Our sales team were incentivised to deliver their sales target based on a value for each individual sale, but there was no system in place to encourage them to over-deliver against their targets. Subsequently, we often found ourselves in situations whereby each week would start strong, with the team closing their pipeline deals for the week early, then starting to build their pipeline for the following week. If the opportunity to over-deliver against their target presented itself, they would often hold back converting the sale until the following week, maintain their pipeline and work gradually through their territory. As a result, we were consistently struggling to reach our national target on a regular basis, so we needed to look at changing the way we rewarded our people to meet our targets.

Trial and Error:

We explored options that were collective (i.e., team -based rewards) and individual-based rewards, as well as exploring different timeframes for the different remuneration options. This trial gave us an indicator of which elements of the different approaches would work for our team. As people that are field based, working in their own territory with primarily only virtual interaction with their team-mates, we discovered that team-based incentives did not illicit the response we needed. We also established that short, sharp incentives worked well for those with a strong pipeline but didn’t impact across the 3 groups.
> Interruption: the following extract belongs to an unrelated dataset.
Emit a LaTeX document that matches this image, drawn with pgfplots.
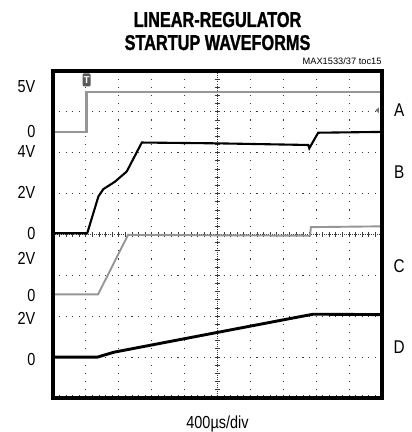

Similarly, longer time periods for incentives led to disengagement from all but the very top performers.

The Solution:

Taking the key learnings from the trials we created an incentive scheme which ran on a weekly basis, rewarding those in the left “half” of the bell curve above for achieving the targets they had previously been missing, whilst giving our stars the opportunity to boost their earning potential by up to 60% per week.

Since introducing the scheme, we have seen performance increase by over 20%, and the number of team members working at or above their targets is at the highest level we have seen since 2020.

Key Learnings:

Our construction and implementation of the incentive scheme aligned with the research by the Incentive Research Foundation:

  1. Cause of under-performance is lack of motivation
    In the case study above, there was not less of a lack of motivation, but there was little in place to generate sufficient motivation to go “above and beyond” for the better performers.
  1. Desired goals are quantifiable
    The goals we set we clear and easy to understand and gave the team specific quantifiable targets to work with.
  1. The goals are challenging but achievable
    The stretch targets in place push the team to try to deliver up to 200% of the weekly target, but we have consistently seen a variety of team members deliver those stretch targets.
  1. The desired behaviours align with strategic organisational goals
    The goals aligned with our strategic target of delivering our annual sales target and provide the opportunity for both the salespeople and the sales managers to continually push above and beyond the weekly sales targets.